Living in outer surburbs, they are more likely to pay more for public transport to get to work, childcare, study and for shopping and admin - and the public transport may be less frequent. In many cases, they may be dependent on a car for transportation.
As they are less likely to be able to afford to buy a new or newish car under warranty, they are likely to pay more for car maintenance. And they are less likely to be able to afford regular car maintenance because, well, they can't afford it. When their car breaks down, it also affects their ability to work and even get to places where they could receive community support. It's difficult to get to playgroup without a car with car seats.
One of the cheapest ways to purchase groceries is to buy in bulk. Many items such as minced beef, chicken drumsticks, rice or toilet paper are generally cheaper when purchased in bulk.
But it's hard to shop at Costco or another wholesale shop when you are a low-income earner: it can be a challenge to afford the annual membership let alone have the cash to purchase the items (or space to store them).
Further, it can be challenging to invest in all the other bits and pieces you need to make a meal - the pantry items.
Ever followed a low-cost recipe and they ask you to just add oil, butter, eggs, spices or other things from the pantry? What if you are on a low income and can't afford all those bits you need to make the meal? It costs money to build up those supplies.
And when you have trouble making ends meet, it can also be more difficult to get around and shop for bargains - especially if transportation is a problem. For instance, a local fruit and vegetable market near me regularly offers great end-of-week discounts on items. But it is difficult for people without a reliable car to access these savings on a Sunday as few buses go there. The same goes for many local markets held on weekends, or multicultural stores hidden away from main shopping centres.
Without being able to present a payslip with many figures on it, it is tough for people on lower incomes to get access to tier A mortgage providers, car loans or personal loans. It also means they are more vulnerable to accepting payday loan arrangements.
This means they pay more in interest and may struggle to get out of compounding debt situations. In some cases, they may end up paying back double or more on an initial debt as the outstanding amount compounds.

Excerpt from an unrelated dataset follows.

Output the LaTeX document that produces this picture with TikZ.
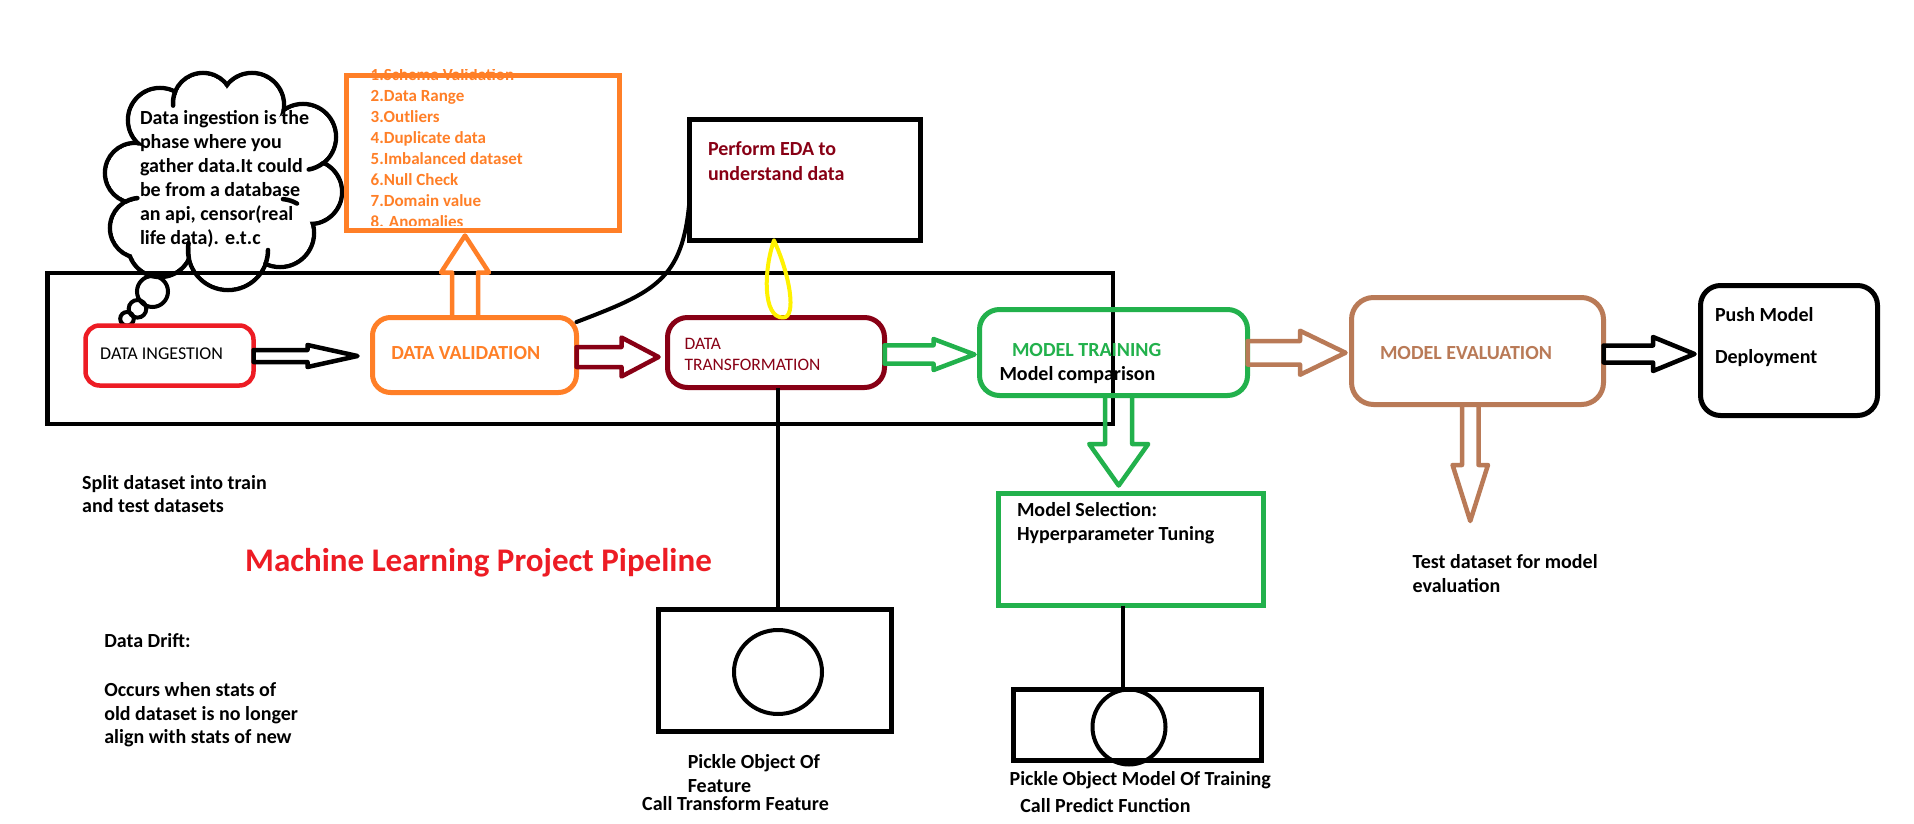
\documentclass[tikz,border=0pt]{standalone}
\usepackage{fontspec}
\setmainfont{Carlito}
\usetikzlibrary{calc,shapes.geometric}
\definecolor{pOrange}{HTML}{FF7F27}
\definecolor{pRed}{HTML}{ED1C24}
\definecolor{pDark}{HTML}{880015}
\definecolor{pGreen}{HTML}{22B14C}
\definecolor{pBrown}{HTML}{B97A57}
\definecolor{pYellow}{HTML}{FFF200}
\tikzset{
  box/.style={draw, rectangle, inner sep=0pt, outer sep=0pt, line width=5pt},
  ring/.style={draw, ellipse, inner sep=0pt, outer sep=0pt, line width=4pt},
  txt/.style={anchor=base west, inner sep=0pt, outer sep=0pt, font=\fontsize{20}{24}\selectfont\bfseries},
  listtxt/.style={txt, text=pOrange, font=\fontsize{17}{21}\selectfont\bfseries},
  blockarrow/.style={draw=#1, line width=4.5pt, line join=round},
  hook/.style={line width=4.5pt, line cap=round},
  hblock/.style n args={5}{to path={let \p1=(\tikztostart), \p2=(\tikztotarget), \p3=(0,#1) in
     (\x1,\y3+#2) -- (\x2-#5-#4,\y3+#2) -- (\x2-#5-#4,\y3+#3) -- (\x2-#5,\y3) -- (\x2-#5-#4,\y3-#3) -- (\x2-#5-#4,\y3-#2) -- (\x1,\y3-#2) -- cycle}},
  vdown/.style n args={5}{to path={let \p1=(\tikztostart), \p2=(\tikztotarget), \p3=(#1,0) in
     (\x3-#2,\y1) -- (\x3-#2,\y2+#5+#4) -- (\x3-#3,\y2+#5+#4) -- (\x3,\y2+#5) -- (\x3+#3,\y2+#5+#4) -- (\x3+#2,\y2+#5+#4) -- (\x3+#2,\y1) -- cycle}},
  vup/.style n args={5}{to path={let \p1=(\tikztostart), \p2=(\tikztotarget), \p3=(#1,0) in
     (\x3-#2,\y1) -- (\x3-#2,\y2-#5-#4) -- (\x3-#3,\y2-#5-#4) -- (\x3,\y2-#5) -- (\x3+#3,\y2-#5-#4) -- (\x3+#2,\y2-#5-#4) -- (\x3+#2,\y1) -- cycle}},
}
\begin{document}
\begin{tikzpicture}[x=1pt,y=-1pt]
\useasboundingbox (0,0) rectangle (1914,824);
\fill[white] (0,0) rectangle (1914,824);

% ---- thought cloud
\foreach \cx/\cy/\r in {135/173/30, 140/228/30, 160/245/32, 228/250/40, 280/233/34, 310/192/32, 303/137/33, 252/105/32, 203/103/30, 160/120/32}
  {\draw[line width=4.5pt] (\cx,\cy) circle[radius=\r pt];}
\foreach \cx/\cy/\r in {135/173/30, 140/228/30, 160/245/32, 228/250/40, 280/233/34, 310/192/32, 303/137/33, 252/105/32, 203/103/30, 160/120/32}
  {\fill[white] (\cx,\cy) circle[radius=(\r-2.25)*1pt];}
\fill[white] (135,173) -- (140,228) -- (160,245) -- (228,250) -- (280,233) -- (310,192) -- (303,137) -- (252,105) -- (203,103) -- (160,120) -- cycle;
% little hooks of the cloud outline
\draw[hook] (125.92,201.51) arc[start angle=118, end angle=95, radius=30pt];
\draw[hook] (323.32,163.0) arc[start angle=-52, end angle=-80, radius=33pt];
\draw[hook] (282.96,199.13) arc[start angle=85, end angle=60, radius=34pt];
\draw[hook] (265.59,263.68) arc[start angle=-20, end angle=0, radius=40pt];
\draw[hook] (188.96,258.73) arc[start angle=-167.4, end angle=-190, radius=40pt];
\draw[hook] (175.18,91.76) arc[start angle=158, end angle=185, radius=30pt];

\node[txt] (c1) at (140,125) {Data ingestion is the};
\node[txt] (c2) at (140,148.5) {phase where you};
\node[txt] (c3) at (140,172.5) {gather data.It could};
\node[txt] (c4) at (140,196.5) {be from a database};
\node[txt] (c5) at (140,220.5) {an api, censor(real};
\node[txt] (c6) at (140,244) {life data). e.t.c};

% ---- big frame
\node[box, line width=4.5pt, minimum width=1065.5pt, minimum height=151pt] (frame) at (580.25,348.5) {};

% bubbles
\draw[line width=4pt] (152.5,291.5) circle[radius=15.5pt];
\draw[line width=4pt] (137.5,308.8) circle[radius=8.8pt];
\draw[line width=4pt] (127,318.8) circle[radius=6.8pt];

% ---- list box
\begin{scope}
\clip (346,69.5) rectangle (620,225.5);
\node[listtxt] (l1) at (370.7,80.7) {1.Schema Validation};
\node[listtxt] (l2) at (370.7,101.7) {2.Data Range};
\node[listtxt] (l3) at (370.7,122.7) {3.Outliers};
\node[listtxt] (l4) at (370.7,143.7) {4.Duplicate data};
\node[listtxt] (l5) at (370.7,164.7) {5.Imbalanced dataset};
\node[listtxt] (l6) at (370.7,185.7) {6.Null Check};
\node[listtxt] (l7) at (370.7,206.7) {7.Domain value};
\node[listtxt] (l8) at (370.7,227.7) {8. Anomalies};
\end{scope}
\node[box, draw=pOrange, line width=4.5pt, minimum width=273pt, minimum height=155pt] (lb) at (483,153) {};

% ---- EDA box
\node[box, minimum width=231pt, minimum height=121pt] (eda) at (805,180) {};
\node[txt, text=pDark] (e1) at (708,156) {Perform EDA to};
\node[txt, text=pDark] (e2) at (708,180) {understand data};

% ---- pipeline boxes
\node[box, draw=pRed, line width=4.5pt, rounded corners=14pt, minimum width=168pt, minimum height=60pt] (di) at (169.5,355.5) {};
\node[box, draw=pOrange, rounded corners=18pt, minimum width=204pt, minimum height=75pt] (dv) at (474.5,355) {};
\node[box, draw=pDark, rounded corners=20pt, minimum width=217pt, minimum height=70pt] (dt) at (776,352.5) {};
\node[box, draw=pGreen, rounded corners=20pt, minimum width=268pt, minimum height=86pt] (mt) at (1113.5,352.5) {};
\node[box, draw=pBrown, rounded corners=22pt, minimum width=252pt, minimum height=107pt] (me) at (1477.5,351) {};
\node[box, rounded corners=20pt, minimum width=177pt, minimum height=130pt] (push) at (1789,350.5) {};
\node[box, draw=pGreen, minimum width=265pt, minimum height=112pt] (ms) at (1131,549.5) {};

\node[txt, font=\fontsize{18}{22}\selectfont] (dit) at (100.2,359) {DATA INGESTION};
\node[txt, text=pOrange] (dvt) at (391.3,359) {DATA VALIDATION};
\node[txt, text=pDark, font=\fontsize{17.5}{21}\selectfont] (dt1) at (684.5,349) {DATA};
\node[txt, text=pDark, font=\fontsize{17.5}{21}\selectfont] (dt2) at (684.5,370) {TRANSFORMATION};
\node[txt, text=pGreen] (mt1) at (1012,356.7) {MODEL TRAINING};
\node[txt] (mt2) at (999.5,380) {Model comparison};
\node[txt, text=pBrown] (met) at (1380,359) {MODEL EVALUATION};
\node[txt] (p1) at (1715,321.7) {Push Model};
\node[txt] (p2) at (1715,363) {Deployment};

% ---- block arrows
\draw[blockarrow=black] (di.east) to[hblock={356}{6}{11}{50}{15}] (dv.west);
\draw[blockarrow=pDark] (dv.east) to[hblock={357}{10}{19.5}{37}{9}] (dt.west);
\draw[blockarrow=pGreen] (dt.east) to[hblock={354.5}{9.2}{15.5}{41}{5}] (mt.west);
\draw[blockarrow=pBrown] (mt.east) to[hblock={352.75}{11.75}{22}{45.5}{6}] (me.west);
\draw[blockarrow=black] (me.east) to[hblock={354}{8.5}{17}{41.5}{6}] (push.west);
\draw[blockarrow=pOrange] (dv.north) to[vup={465}{13}{24}{37}{5}] (lb.south);
\draw[blockarrow=pGreen] (mt.south) to[vdown={1118.7}{13.5}{29.5}{41.5}{8}] (ms.north);
\coordinate (tdtip) at (1470,521);
\draw[blockarrow=pBrown] (me.south) to[vdown={1470.25}{8.25}{17.7}{56}{0}] (tdtip);

% ---- model selection and pickles
\node[txt] (ms1) at (1017,516.7) {Model Selection:};
\node[txt] (ms2) at (1017,540.7) {Hyperparameter Tuning};

\node[box, line width=4.5pt, minimum width=233pt, minimum height=122pt] (pf) at (775,670.5) {};
\node[ring, minimum width=88pt, minimum height=84pt] (pfc) at (778,672) {};
\node[box, line width=4.5pt, minimum width=248pt, minimum height=71pt] (pm) at (1137.5,725) {};
\node[ring, minimum width=73pt, minimum height=75pt] (pmc) at (1129,727) {};

\draw[line width=4pt] (dt.south -| pfc.north) -- (pf.north -| pfc.north);
\draw[line width=4pt] ([xshift=-8pt]ms.south) -- ([xshift=-8pt]ms.south |- pm.north);

% ---- EDA connectors
\draw[line width=4pt, line cap=round] ([yshift=-4.5pt]dv.north east) .. controls (655,292) and (683,280) .. ([yshift=-20pt]eda.west);
\draw[pYellow, line width=4pt, line cap=round, line join=round] ([xshift=-31pt]eda.south) .. controls (764,268) and (762,318) .. ([xshift=7pt]dt.north) .. controls (797,318) and (790,275) .. ([xshift=-31pt]eda.south);

% ---- free texts
\node[txt] (s1) at (82.2,489.3) {Split dataset into train};
\node[txt] (s2) at (82.2,512.7) {and test datasets};
\node[txt, text=pRed, font=\fontsize{33}{40}\selectfont\bfseries] (title) at (245.2,571) {Machine Learning Project Pipeline};
\node[txt] (d1) at (104.3,647.7) {Data Drift:};
\node[txt] (d2) at (104.3,696) {Occurs when stats of};
\node[txt] (d3) at (104.3,720) {old dataset is no longer};
\node[txt] (d4) at (104.3,743.3) {align with stats of new};
\node[txt] (pf1) at (687.8,768.3) {Pickle Object Of};
\node[txt] (pf2) at (687.8,792.3) {Feature};
\node[txt] (pf3) at (642.2,810.7) {Call Transform Feature};
\node[txt] (pm1) at (1009.6,785.7) {Pickle Object Model Of Training};
\node[txt] (pm2) at (1020.4,812.3) {Call Predict Function};
\node[txt] (t1) at (1412.7,568.3) {Test dataset for model};
\node[txt] (t2) at (1412.7,592.3) {evaluation};
\end{tikzpicture}
\end{document}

From checking our smartphones each morning to turning on the heater and making coffee, energy is an essential part of our daily life.
But some people live in energy poverty where just turning on the heater is something they worry about.

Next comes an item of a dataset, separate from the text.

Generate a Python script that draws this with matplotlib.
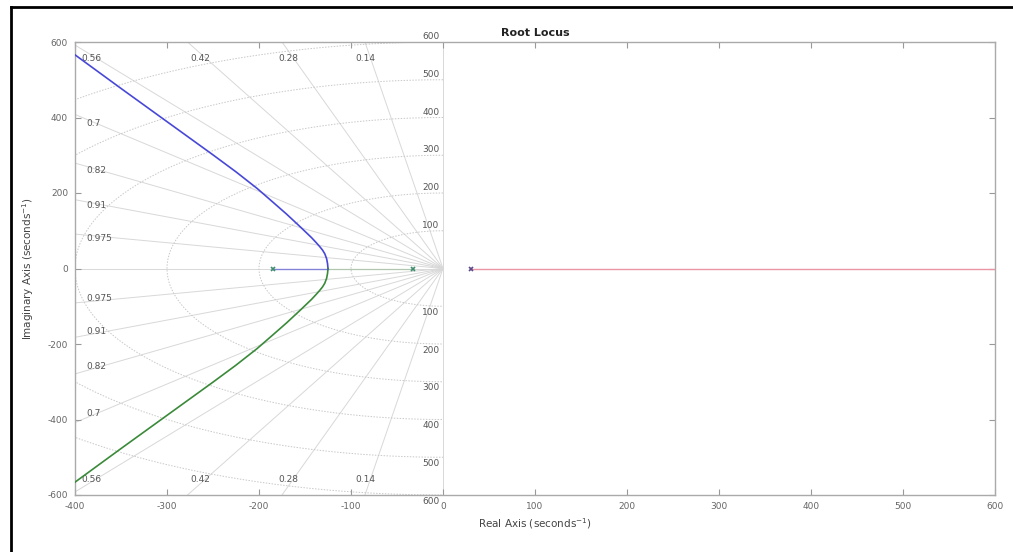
import numpy as np
import matplotlib.pyplot as plt
from matplotlib.lines import Line2D

plt.rcParams['font.family'] = ['DejaVu Sans']
plt.rcParams['axes.unicode_minus'] = False

# poles (real parts) and their marker colours
pole_re = [-185, -33, 30]
pole_colors = ['#3f8f6f', '#3f8f6f', '#5a4a8a']

# upper branch (blue)
upper_re = [-125, -125.5, -126.5, -128.5, -131, -134, -138, -143, -149, -155,
            -170, -185, -202, -225, -250, -275, -300, -350, -400]
upper_im = [0, 13, 26, 39, 49, 58, 69, 82, 96, 110,
            144, 176, 212, 256, 301, 345, 389, 477, 566]
# lower branch (green)
lower_re = [-125, -125.5, -126.5, -128.5, -131, -134, -138, -143, -149, -155,
            -170, -185, -202, -225, -250, -275, -300, -350, -400]
lower_im = [0, -13, -26, -39, -49, -58, -69, -82, -96, -110,
            -144, -176, -212, -256, -301, -345, -389, -477, -566]

# real-axis parts of the branches
blue_real = [-185, -125]
green_real = [-33, -125]
red_real = [30, 600]

# grid values
zeta_vals = [0.14, 0.28, 0.42, 0.56, 0.7, 0.82, 0.91, 0.975]
zeta_labels = ['0.14', '0.28', '0.42', '0.56', '0.7', '0.82', '0.91', '0.975']
wn_vals = [100, 200, 300, 400, 500, 600]

xmin, xmax, ymin, ymax = -400, 600, -600, 600

fig = plt.figure(figsize=(10.13, 5.52), dpi=100)
ax = fig.add_axes([75 / 1013, 1 - 495 / 552, 920 / 1013, 453 / 552])

grid_c = '#d8d8d8'
# damping lines
for z in zeta_vals:
    t = np.sqrt(1 - z ** 2) / z
    for s in (1, -1):
        ax.plot([0, -2000], [0, s * 2000 * t], color=grid_c, lw=0.7, zorder=1)
ax.plot([xmin, 0], [0, 0], color=grid_c, lw=0.7, zorder=1)
ax.plot([0, 0], [ymin, ymax], color=grid_c, lw=0.7, zorder=1)

# natural frequency semicircles
th = np.linspace(np.pi / 2, 3 * np.pi / 2, 300)
for wn in wn_vals:
    ax.plot(wn * np.cos(th), wn * np.sin(th), color='#c8c8c8', lw=0.7,
            ls=(0, (1.5, 1.5)), zorder=1)

lab_c = '#555555'
fs = 6.5
# damping labels
for z, lab in zip(zeta_vals, zeta_labels):
    t = np.sqrt(1 - z ** 2) / z
    x_top = -557 / t
    if x_top > -385:
        ax.text(x_top - 6, 557, lab, ha='center', va='center', fontsize=fs, color=lab_c)
        ax.text(x_top - 6, -560, lab, ha='center', va='center', fontsize=fs, color=lab_c)
    else:
        yy = min(385 * t - 8, 557)
        ax.text(-388, yy, lab, ha='left', va='center', fontsize=fs, color=lab_c)
        ax.text(-388, -yy, lab, ha='left', va='center', fontsize=fs, color=lab_c)

# frequency labels along the imaginary axis
for wn in wn_vals:
    ax.text(-4, wn + 14, str(wn), ha='right', va='center', fontsize=fs, color=lab_c)
    ax.text(-4, -wn - 16, str(wn), ha='right', va='center', fontsize=fs, color=lab_c)

# locus branches
blue = '#4848d8'
green = '#3a8a3a'
red = '#ec94a4'
ax.plot(upper_re, upper_im, color=blue, lw=1.2, zorder=3)
ax.plot(lower_re, lower_im, color=green, lw=1.2, zorder=3)
ax.plot(blue_real, [0, 0], color=blue, lw=1.0, alpha=0.6, zorder=3)
ax.plot(green_real, [0, 0], color=green, lw=1.0, alpha=0.25, zorder=3)
ax.plot(red_real, [0, 0], color=red, lw=1.0, zorder=3)
for p, c in zip(pole_re, pole_colors):
    ax.plot(p, 0, marker='x', ms=3.5, mew=1.2, color=c, zorder=4)

ax.set_xlim(xmin, xmax)
ax.set_ylim(ymin, ymax)
ax.set_xticks(np.arange(-400, 601, 100))
ax.set_yticks(np.arange(-600, 601, 200))
ax.tick_params(direction='in', length=4, width=0.8, colors='#999999',
               labelcolor='#666666', labelsize=6.5, top=True, right=True, pad=5)
for sp in ax.spines.values():
    sp.set_color('#aaaaaa')
    sp.set_linewidth(1.0)

ax.set_title('Root Locus', fontsize=8, fontweight='bold', color='#222222', pad=4)
ax.set_xlabel('Real Axis (seconds$^{-1}$)', fontsize=7.5, color='#444444', labelpad=4)
ax.set_ylabel('Imaginary Axis (seconds$^{-1}$)', fontsize=7.5, color='#444444', labelpad=8)

# black frame (left and top edges)
fig.add_artist(Line2D([11 / 1013, 11 / 1013], [0, 1 - 7 / 552], color='black', lw=2,
                      transform=fig.transFigure))
fig.add_artist(Line2D([11 / 1013, 1], [1 - 7 / 552, 1 - 7 / 552], color='black', lw=2,
                      transform=fig.transFigure))

fig.savefig('out.png', dpi=100)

People on lower incomes are unlikely to have cash to splash on energy-efficient appliances, and that forces them to buy energy-sucking products that cost more than the purchase savings in the long term.
Not only that, but their accommodation is probably older-style and lacking in good insulation. While most energy companies now have hardship allowances for people who are struggling, finding ways to beat the cold in winter is a real challenge for many people, especially older Australians.
These are just five ways that low-income earners end up paying more for items. There are many ways in which social injustice means that those most vulnerable in our communities often end up paying more.
If you, or anyone you know, is struggling to get ahead financially, the first step is to ask for help. The National Debt Helpline (1800 007 007) provides access to free financial counselling. In addition, there are some microfinance options such as the No Interest Loans Scheme available for those doing it tough.